▶ **The request**
Return the line containing "Recreate this image", the line containing "ax.yaxis.set_label_coords(-0.155, 0.49)", and every line between them, exactly as they stand. Output nothing else.

>>>>>

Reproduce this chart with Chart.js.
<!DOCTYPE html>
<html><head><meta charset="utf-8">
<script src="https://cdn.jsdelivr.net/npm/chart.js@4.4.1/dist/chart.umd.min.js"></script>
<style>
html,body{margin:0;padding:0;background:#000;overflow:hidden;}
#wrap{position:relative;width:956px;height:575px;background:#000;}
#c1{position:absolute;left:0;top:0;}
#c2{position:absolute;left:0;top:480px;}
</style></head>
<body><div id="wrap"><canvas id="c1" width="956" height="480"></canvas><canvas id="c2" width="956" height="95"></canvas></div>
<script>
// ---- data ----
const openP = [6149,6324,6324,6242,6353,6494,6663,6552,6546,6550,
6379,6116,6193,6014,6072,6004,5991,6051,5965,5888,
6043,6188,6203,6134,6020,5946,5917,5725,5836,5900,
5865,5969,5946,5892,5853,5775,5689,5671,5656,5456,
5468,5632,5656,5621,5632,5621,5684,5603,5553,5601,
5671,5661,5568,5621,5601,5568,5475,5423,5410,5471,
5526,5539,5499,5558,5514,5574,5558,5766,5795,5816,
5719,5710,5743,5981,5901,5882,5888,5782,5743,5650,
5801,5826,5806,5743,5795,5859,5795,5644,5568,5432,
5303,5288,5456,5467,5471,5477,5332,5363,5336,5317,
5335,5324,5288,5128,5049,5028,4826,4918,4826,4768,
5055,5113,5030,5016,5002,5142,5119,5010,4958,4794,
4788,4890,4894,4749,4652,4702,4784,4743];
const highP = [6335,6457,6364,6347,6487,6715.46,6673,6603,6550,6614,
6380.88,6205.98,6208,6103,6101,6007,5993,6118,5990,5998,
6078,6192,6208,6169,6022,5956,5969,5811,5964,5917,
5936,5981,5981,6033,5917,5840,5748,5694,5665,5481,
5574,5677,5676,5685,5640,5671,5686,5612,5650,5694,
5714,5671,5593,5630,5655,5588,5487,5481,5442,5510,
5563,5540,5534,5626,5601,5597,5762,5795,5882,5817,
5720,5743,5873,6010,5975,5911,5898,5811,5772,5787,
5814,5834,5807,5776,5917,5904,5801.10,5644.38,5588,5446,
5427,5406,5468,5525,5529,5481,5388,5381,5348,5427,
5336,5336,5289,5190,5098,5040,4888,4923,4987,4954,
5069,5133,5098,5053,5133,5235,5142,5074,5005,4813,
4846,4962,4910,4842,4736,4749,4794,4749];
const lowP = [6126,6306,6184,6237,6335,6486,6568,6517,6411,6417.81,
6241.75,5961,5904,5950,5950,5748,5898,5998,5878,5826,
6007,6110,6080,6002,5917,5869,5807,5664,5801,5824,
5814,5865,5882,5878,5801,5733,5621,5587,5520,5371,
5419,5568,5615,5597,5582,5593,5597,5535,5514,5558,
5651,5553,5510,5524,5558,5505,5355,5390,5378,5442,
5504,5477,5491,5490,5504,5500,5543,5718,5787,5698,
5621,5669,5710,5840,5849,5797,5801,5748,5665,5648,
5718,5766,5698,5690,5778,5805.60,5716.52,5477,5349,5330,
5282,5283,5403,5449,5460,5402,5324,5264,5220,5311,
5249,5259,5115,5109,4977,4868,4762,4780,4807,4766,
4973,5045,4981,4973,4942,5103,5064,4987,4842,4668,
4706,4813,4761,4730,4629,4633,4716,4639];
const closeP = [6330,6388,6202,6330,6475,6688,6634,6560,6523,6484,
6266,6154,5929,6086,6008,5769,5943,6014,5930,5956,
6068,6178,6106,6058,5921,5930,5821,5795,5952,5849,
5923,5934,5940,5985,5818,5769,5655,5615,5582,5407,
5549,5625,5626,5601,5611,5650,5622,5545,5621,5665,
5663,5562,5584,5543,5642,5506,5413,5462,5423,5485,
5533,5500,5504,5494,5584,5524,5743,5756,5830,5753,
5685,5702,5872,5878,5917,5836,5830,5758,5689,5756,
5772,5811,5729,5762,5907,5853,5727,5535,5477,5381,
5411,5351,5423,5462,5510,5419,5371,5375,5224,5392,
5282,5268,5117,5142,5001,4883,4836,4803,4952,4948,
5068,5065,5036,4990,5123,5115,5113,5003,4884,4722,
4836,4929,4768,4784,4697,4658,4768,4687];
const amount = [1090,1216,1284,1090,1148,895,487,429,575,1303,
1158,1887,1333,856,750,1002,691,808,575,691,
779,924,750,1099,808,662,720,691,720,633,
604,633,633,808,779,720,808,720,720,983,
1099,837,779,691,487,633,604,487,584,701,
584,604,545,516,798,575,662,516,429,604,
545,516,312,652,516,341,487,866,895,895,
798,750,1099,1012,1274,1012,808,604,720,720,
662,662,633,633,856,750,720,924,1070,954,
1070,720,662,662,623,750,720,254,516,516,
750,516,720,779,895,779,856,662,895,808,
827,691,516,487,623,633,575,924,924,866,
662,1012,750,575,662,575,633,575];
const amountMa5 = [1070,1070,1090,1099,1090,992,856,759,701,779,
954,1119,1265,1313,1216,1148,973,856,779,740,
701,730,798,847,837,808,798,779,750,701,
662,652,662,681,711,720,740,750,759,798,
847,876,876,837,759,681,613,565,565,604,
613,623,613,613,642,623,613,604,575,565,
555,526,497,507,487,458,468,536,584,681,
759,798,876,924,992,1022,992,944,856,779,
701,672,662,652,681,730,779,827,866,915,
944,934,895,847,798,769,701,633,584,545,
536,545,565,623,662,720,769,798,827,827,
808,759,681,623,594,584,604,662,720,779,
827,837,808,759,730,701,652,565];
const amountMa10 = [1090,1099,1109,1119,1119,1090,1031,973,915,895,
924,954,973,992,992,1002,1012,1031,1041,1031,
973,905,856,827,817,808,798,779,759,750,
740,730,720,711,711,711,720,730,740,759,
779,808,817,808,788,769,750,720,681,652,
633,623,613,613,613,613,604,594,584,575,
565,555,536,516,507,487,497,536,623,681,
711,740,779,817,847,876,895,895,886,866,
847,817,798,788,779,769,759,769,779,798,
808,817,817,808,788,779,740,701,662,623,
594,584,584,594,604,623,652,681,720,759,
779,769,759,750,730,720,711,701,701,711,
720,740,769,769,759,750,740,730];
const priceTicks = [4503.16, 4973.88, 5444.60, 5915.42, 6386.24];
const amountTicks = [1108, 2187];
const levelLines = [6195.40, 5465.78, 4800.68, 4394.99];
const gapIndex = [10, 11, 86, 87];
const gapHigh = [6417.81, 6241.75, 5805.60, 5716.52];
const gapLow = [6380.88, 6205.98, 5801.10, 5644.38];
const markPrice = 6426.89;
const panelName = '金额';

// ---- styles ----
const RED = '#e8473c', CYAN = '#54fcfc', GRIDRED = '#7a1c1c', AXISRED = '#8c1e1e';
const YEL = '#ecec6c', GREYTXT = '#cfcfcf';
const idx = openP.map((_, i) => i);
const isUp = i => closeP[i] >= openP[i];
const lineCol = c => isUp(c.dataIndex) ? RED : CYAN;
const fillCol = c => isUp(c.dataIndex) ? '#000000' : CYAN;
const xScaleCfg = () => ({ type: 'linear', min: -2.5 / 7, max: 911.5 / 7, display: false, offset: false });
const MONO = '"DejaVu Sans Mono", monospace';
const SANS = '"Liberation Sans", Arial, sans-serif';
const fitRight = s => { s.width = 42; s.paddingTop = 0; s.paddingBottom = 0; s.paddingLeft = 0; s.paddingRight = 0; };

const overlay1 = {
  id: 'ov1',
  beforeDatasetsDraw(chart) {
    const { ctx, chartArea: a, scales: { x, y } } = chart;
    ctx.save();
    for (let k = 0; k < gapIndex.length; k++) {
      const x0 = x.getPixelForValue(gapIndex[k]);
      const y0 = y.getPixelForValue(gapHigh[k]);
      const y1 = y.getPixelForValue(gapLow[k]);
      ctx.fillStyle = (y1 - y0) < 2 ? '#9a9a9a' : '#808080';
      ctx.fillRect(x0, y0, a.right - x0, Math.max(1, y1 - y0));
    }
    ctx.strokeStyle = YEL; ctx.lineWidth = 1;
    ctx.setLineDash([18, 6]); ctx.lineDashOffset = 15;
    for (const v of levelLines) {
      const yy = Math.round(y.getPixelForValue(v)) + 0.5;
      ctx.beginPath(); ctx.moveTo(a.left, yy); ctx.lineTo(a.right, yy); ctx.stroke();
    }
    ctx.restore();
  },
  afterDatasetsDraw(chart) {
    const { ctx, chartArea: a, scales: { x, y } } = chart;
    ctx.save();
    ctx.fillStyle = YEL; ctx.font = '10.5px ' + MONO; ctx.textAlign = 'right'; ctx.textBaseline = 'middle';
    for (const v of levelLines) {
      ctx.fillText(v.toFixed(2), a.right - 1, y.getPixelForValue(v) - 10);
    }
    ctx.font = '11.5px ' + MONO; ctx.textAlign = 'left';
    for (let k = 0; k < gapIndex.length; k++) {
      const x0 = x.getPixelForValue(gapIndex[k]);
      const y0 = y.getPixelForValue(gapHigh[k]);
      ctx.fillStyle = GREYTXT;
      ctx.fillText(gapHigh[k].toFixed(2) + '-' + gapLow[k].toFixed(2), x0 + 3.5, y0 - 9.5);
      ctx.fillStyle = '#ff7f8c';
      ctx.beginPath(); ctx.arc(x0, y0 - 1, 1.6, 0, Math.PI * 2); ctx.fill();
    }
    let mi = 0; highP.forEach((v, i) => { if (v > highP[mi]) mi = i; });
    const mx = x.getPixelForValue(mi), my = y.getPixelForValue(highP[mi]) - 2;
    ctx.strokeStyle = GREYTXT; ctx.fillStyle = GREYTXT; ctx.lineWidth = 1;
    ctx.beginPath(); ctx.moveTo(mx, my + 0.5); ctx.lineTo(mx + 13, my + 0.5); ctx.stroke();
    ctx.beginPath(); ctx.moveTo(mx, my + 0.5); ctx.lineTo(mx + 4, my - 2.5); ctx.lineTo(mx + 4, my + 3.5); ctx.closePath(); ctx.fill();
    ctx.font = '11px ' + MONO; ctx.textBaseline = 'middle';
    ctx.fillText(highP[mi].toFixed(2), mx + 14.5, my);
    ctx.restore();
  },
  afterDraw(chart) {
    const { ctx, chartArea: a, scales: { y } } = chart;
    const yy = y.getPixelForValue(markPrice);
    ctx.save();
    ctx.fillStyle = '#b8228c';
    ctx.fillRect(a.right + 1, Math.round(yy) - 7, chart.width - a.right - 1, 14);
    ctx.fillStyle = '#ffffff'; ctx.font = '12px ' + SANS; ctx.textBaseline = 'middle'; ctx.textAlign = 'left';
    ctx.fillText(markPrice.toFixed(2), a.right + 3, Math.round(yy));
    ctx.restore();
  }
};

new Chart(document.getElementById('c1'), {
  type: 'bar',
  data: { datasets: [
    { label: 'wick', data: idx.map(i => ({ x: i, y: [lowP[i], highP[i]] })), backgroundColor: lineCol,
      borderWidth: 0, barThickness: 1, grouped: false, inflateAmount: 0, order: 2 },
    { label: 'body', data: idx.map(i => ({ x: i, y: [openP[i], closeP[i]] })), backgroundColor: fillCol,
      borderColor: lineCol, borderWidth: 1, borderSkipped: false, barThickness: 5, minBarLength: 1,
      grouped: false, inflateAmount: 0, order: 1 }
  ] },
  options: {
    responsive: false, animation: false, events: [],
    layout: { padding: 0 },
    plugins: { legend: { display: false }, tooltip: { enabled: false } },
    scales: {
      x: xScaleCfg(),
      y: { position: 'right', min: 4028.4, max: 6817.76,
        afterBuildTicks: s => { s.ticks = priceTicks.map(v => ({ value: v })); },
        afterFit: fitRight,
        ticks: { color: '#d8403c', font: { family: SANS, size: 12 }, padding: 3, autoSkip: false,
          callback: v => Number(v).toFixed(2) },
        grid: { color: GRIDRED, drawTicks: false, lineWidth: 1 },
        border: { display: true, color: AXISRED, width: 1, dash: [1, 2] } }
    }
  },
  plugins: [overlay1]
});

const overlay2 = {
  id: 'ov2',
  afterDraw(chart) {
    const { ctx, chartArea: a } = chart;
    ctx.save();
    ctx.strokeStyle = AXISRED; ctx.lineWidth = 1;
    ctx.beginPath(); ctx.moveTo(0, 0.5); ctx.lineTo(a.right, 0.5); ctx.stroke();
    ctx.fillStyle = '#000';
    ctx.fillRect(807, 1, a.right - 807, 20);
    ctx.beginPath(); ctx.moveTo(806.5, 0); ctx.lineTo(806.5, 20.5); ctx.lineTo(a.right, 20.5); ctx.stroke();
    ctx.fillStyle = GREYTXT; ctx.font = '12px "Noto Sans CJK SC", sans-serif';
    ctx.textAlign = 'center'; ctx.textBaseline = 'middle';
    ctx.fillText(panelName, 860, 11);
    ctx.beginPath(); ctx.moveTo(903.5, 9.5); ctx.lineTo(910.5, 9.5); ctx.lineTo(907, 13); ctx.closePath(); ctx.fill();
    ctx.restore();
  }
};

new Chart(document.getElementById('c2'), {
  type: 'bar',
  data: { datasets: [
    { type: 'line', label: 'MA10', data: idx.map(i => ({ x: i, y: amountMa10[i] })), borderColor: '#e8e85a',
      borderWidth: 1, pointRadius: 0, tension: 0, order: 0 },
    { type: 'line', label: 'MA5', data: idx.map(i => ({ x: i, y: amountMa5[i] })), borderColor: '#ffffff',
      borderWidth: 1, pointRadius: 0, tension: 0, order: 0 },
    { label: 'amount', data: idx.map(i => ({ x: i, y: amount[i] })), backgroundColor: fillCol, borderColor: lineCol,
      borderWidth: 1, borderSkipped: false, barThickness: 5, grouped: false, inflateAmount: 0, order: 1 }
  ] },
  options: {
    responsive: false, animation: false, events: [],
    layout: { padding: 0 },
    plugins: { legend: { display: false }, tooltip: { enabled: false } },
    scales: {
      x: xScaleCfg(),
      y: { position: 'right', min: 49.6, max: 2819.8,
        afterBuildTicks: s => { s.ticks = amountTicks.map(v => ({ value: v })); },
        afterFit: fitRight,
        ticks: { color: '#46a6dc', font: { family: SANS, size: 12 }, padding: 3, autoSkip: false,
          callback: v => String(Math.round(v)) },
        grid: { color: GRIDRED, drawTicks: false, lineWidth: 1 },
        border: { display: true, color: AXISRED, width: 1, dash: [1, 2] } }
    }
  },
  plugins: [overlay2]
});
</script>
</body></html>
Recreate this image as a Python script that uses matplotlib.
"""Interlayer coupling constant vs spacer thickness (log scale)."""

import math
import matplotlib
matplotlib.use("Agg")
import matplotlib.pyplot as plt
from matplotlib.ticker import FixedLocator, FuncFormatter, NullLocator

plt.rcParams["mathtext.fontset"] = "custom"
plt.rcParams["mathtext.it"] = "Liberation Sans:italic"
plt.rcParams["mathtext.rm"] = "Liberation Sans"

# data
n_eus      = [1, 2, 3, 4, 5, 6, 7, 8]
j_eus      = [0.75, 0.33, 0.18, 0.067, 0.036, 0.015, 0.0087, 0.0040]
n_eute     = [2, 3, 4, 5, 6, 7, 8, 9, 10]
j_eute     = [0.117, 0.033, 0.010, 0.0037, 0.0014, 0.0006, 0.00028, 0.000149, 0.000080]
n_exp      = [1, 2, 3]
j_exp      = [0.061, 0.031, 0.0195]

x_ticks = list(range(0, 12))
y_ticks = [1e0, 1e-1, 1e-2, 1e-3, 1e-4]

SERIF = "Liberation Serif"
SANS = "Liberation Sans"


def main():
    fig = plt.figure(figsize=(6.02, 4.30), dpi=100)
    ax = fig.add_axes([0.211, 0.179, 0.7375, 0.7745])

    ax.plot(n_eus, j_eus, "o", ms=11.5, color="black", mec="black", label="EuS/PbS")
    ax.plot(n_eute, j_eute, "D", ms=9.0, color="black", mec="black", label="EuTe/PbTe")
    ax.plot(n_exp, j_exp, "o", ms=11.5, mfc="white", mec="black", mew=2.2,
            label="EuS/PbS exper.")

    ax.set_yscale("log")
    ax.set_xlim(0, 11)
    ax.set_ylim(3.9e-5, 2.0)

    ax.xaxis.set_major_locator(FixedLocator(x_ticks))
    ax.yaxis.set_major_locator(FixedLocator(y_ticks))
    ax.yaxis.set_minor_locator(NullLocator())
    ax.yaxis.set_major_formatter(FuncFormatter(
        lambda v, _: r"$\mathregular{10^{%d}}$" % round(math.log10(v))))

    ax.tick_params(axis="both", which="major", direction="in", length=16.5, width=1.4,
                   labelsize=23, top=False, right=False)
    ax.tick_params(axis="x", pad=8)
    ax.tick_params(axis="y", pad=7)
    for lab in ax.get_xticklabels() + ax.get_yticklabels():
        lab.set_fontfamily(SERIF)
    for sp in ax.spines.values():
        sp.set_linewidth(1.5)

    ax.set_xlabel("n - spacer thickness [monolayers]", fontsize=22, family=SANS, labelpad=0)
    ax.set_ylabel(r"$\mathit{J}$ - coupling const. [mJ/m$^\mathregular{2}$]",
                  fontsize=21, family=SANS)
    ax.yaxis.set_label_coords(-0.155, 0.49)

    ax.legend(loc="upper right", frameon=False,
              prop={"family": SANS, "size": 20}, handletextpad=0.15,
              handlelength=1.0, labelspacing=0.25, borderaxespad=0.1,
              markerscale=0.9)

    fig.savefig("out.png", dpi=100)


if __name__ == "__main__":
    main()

<<<<<

▶ **Problem solution**
Recreate this image as a Python script that uses matplotlib.
"""Interlayer coupling constant vs spacer thickness (log scale)."""

import math
import matplotlib
matplotlib.use("Agg")
import matplotlib.pyplot as plt
from matplotlib.ticker import FixedLocator, FuncFormatter, NullLocator

plt.rcParams["mathtext.fontset"] = "custom"
plt.rcParams["mathtext.it"] = "Liberation Sans:italic"
plt.rcParams["mathtext.rm"] = "Liberation Sans"

# data
n_eus      = [1, 2, 3, 4, 5, 6, 7, 8]
j_eus      = [0.75, 0.33, 0.18, 0.067, 0.036, 0.015, 0.0087, 0.0040]
n_eute     = [2, 3, 4, 5, 6, 7, 8, 9, 10]
j_eute     = [0.117, 0.033, 0.010, 0.0037, 0.0014, 0.0006, 0.00028, 0.000149, 0.000080]
n_exp      = [1, 2, 3]
j_exp      = [0.061, 0.031, 0.0195]

x_ticks = list(range(0, 12))
y_ticks = [1e0, 1e-1, 1e-2, 1e-3, 1e-4]

SERIF = "Liberation Serif"
SANS = "Liberation Sans"


def main():
    fig = plt.figure(figsize=(6.02, 4.30), dpi=100)
    ax = fig.add_axes([0.211, 0.179, 0.7375, 0.7745])

    ax.plot(n_eus, j_eus, "o", ms=11.5, color="black", mec="black", label="EuS/PbS")
    ax.plot(n_eute, j_eute, "D", ms=9.0, color="black", mec="black", label="EuTe/PbTe")
    ax.plot(n_exp, j_exp, "o", ms=11.5, mfc="white", mec="black", mew=2.2,
            label="EuS/PbS exper.")

    ax.set_yscale("log")
    ax.set_xlim(0, 11)
    ax.set_ylim(3.9e-5, 2.0)

    ax.xaxis.set_major_locator(FixedLocator(x_ticks))
    ax.yaxis.set_major_locator(FixedLocator(y_ticks))
    ax.yaxis.set_minor_locator(NullLocator())
    ax.yaxis.set_major_formatter(FuncFormatter(
        lambda v, _: r"$\mathregular{10^{%d}}$" % round(math.log10(v))))

    ax.tick_params(axis="both", which="major", direction="in", length=16.5, width=1.4,
                   labelsize=23, top=False, right=False)
    ax.tick_params(axis="x", pad=8)
    ax.tick_params(axis="y", pad=7)
    for lab in ax.get_xticklabels() + ax.get_yticklabels():
        lab.set_fontfamily(SERIF)
    for sp in ax.spines.values():
        sp.set_linewidth(1.5)

    ax.set_xlabel("n - spacer thickness [monolayers]", fontsize=22, family=SANS, labelpad=0)
    ax.set_ylabel(r"$\mathit{J}$ - coupling const. [mJ/m$^\mathregular{2}$]",
                  fontsize=21, family=SANS)
    ax.yaxis.set_label_coords(-0.155, 0.49)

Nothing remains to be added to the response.